Поезд трогается, и Папен вместе с другими чиновниками остается на платформе. Позади них застыли солдаты почетного караула. Ответственность за судьбу страны легла на вице-канцлера Папена. Способный человек с улыбающимся лицом, пепельными усами, аккуратно подстриженными седеющими волосами и внешностью буржуа, он является членом офицерской касты. Он окончил кадетское училище, где мальчики одиннадцати лет подвергались безжалостной муштре преподавателей и издевательствам старших кадетов. Детей учили высшему пониманию чести и готовности умереть в ее защиту. Как и у его однокашников, у Франца фон Папена навсегда осталась отметина. Позже он рассказал, как весной 1897 года воспринял «замечательное известие»: «Я оказался одним из тех девяноста кадетов, которых отобрали в класс «Избранные» из шестисот кандидатов. Эта честь означала, что мне еще целый год придется жить в условиях строжайшей дисциплины в кадетском корпусе сержантского состава, но при этом меня включат в список кандидатов на столь желанный для многих пост императорского пажа».
Теперь фон Папен должен действовать. Этот бывший паж Вильгельма II, бывший помещик и член «Херренклуба», Францхен, как называл его Гинденбург, чувствовавший к нему отцовскую привязанность, которая часто возникает у престарелых всемогущих людей по отношению к близким сотрудникам, должен принять решение. Развитие событий в стране внушает ему опасения. Не выпустил ли он на волю дьявола, введя нацистов в Канцелярию? Папен убежден, что власть должна быть сильной, но он шокирован и напуган разгулом террора. Конечно, не подвергая себя особенному риску, он не против установления диктатуры, поскольку надеется, что и тогда ему удастся влиять на ход событий. Позже, как всегда стремясь обелить себя, он напишет: «До 1933 года немецкая история не сталкивалась с антихристианской диктатурой и не имела правителя, лишенного веры или моральных принципов. Поэтому мы не знали, как с ним бороться».
В этой ситуации Папен несколько раз выступает перед публикой с речами. В декабре 1933 года город Бремен празднует 150-ю годовщину основания Ганзейского клуба. Все выдающиеся люди города приглашены на собрание, где выступит с речью вице-канцлер. Папен отдает должное новому режиму, не выделяя никого в отдельности, но обрушивается на тех, кто отрицает «ценность отдельного индивидуума». Его слова вызывают бурную овацию, поскольку, в глазах собравшихся, это был выпад в адрес нацистов.

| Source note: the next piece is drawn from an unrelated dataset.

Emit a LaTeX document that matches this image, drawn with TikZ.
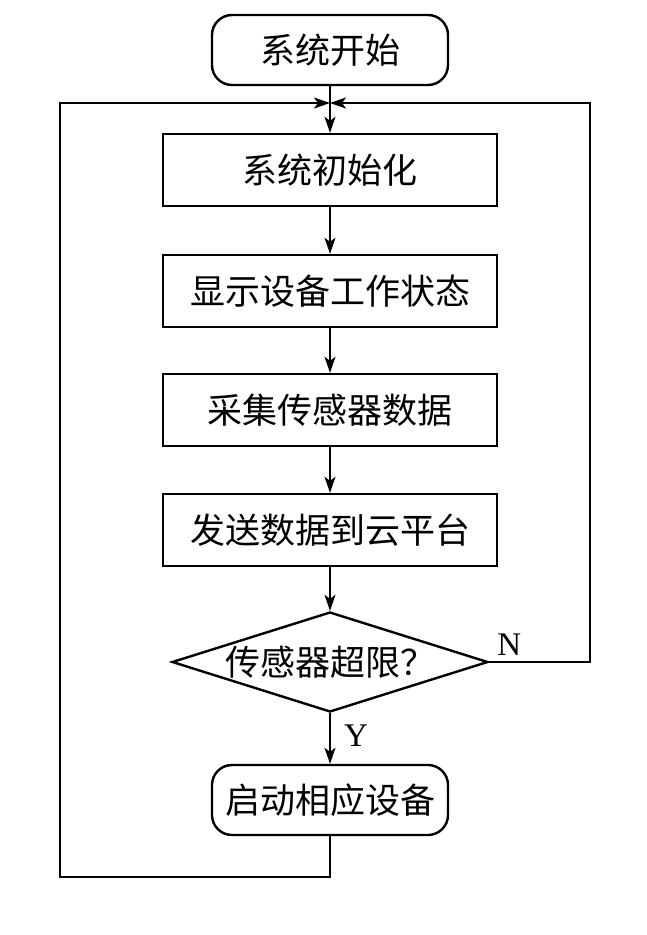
\documentclass[tikz,border=0pt]{standalone}
\usepackage{fontspec}
\setmainfont{Liberation Serif}
\newfontfamily\cjkfont{Noto Sans CJK SC}
\usetikzlibrary{shapes.geometric,arrows.meta}

\begin{document}
\begin{tikzpicture}[
        x=1pt, y=1pt,
        font=\fontsize{33}{38}\selectfont,
        stepbox/.style = {draw, line width=2.4pt, minimum width=334pt, minimum height=72pt, inner sep=0pt, font=\fontsize{35}{40}\selectfont\cjkfont},
        termbox/.style = {stepbox, rounded corners=20pt, minimum width=236pt, minimum height=70pt},
        testbox/.style = {draw, diamond, aspect=3.15, line width=2.4pt, minimum width=316pt, minimum height=100pt, inner sep=0pt, font=\fontsize{35}{40}\selectfont\cjkfont},
        flow/.style = {line width=1.8pt, -{Stealth[length=16pt,width=11pt,inset=4pt]}},
        line width=1.8pt
    ]
        \useasboundingbox (0,0) rectangle (646,-935);
        % boxes
        \node[termbox] (start) at (330,-50) {系统开始};
        \node[stepbox] (init) at (330,-170) {系统初始化};
        \node[stepbox] (show) at (330,-291) {显示设备工作状态};
        \node[stepbox] (read) at (330,-410) {采集传感器数据};
        \node[stepbox] (send) at (330,-530) {发送数据到云平台};
        \node[testbox] (test) at (330,-662) {传感器超限？};
        \node[termbox] (act) at (330,-800) {启动相应设备};
        % connectors
        \coordinate (join) at (330,-103);
        \draw (start) -- (join);
        \draw[flow] (join) -- (init);
        \draw[flow] (init) -- (show);
        \draw[flow] (show) -- (read);
        \draw[flow] (read) -- (send);
        \draw[flow] (send) -- (test);
        \draw[flow] (test) -- node[right, pos=0.45, xshift=10pt] (yes) {Y} (act);
        \draw[flow] (test.east) -- node[above, pos=0.2, yshift=2pt] (no) {N} (590,-662) -- (590,-103) -- (join);
        \draw[flow] (act) -- (330,-877) -- (60,-877) -- (60,-103) -- (join);
\end{tikzpicture}
\end{document}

Через несколько месяцев он выступает перед гораздо более важной аудиторией – Дортмундской промышленной ассоциацией. Улицы этого индустриального центра пусты – люди либо спят, либо работают. Внутри, в ярко освещенном зале клуба, руководители местных предприятий, погрузившись в глубокие кожаные кресла, слушают вице-канцлера. Они слушают его особенно внимательно потому, что он один из тех, кто познакомил Гитлера с промышленными магнатами. В тот вечер, 26 апреля 1934 года, Папен затрагивает темы, которые их особенно волнуют. «Роль, которую играют лидеры промышленного мира, – говорит Папен, – огромна. В отношении государства они должны сохранять максимально возможный уровень свободы». Раздаются бурные аплодисменты, лишенные, однако, неистовства. Это аплодисменты влиятельных, осознающих свою ответственность людей, которые не любят экстравагантных выходок. Одобрение становится еще более полным, когда Папен разоблачает планы экономической автократии. «Автократия превращает существование мировой экономики в иллюзию, – заканчивает он, – и заключает в себе более или менее отдаленную угрозу войны».
Когда Папен произнес свою речь, его поздравляют. Он выразил мнение большинства представителей делового мира, которые не меньше его встревожены зажигательными речами СА и определенными замыслами некоторых членов правительства, вроде Вальтера Дарре, министра продовольствия и сельского хозяйства. Он мечтает о чистой энергичной крестьянской расе, о Германии, черпающей силы в земле и крови. Если эти тенденции возобладают, что будет с экономикой? Есть также Курт Шмидт, министр экономики, о котором говорят, что он хочет ограничить программу перевооружения армии и реорганизовать немецкую промышленность таким образом, чтобы ослабить силу Круппа.
В Руре Папену доверяют. Тем не менее вице-канцлер не скрывает своего беспокойства от членов влиятельной Дортмундской промышленной ассоциации. «Всякий раз, – говорит он, – когда я говорю Гитлеру о том, как опасно идти на уступки Рему, он принимается высмеивать требования лидера штурмовиков и отзывается о них как о людях, которые сбились с правильного пути и не представляют никакой угрозы для общества».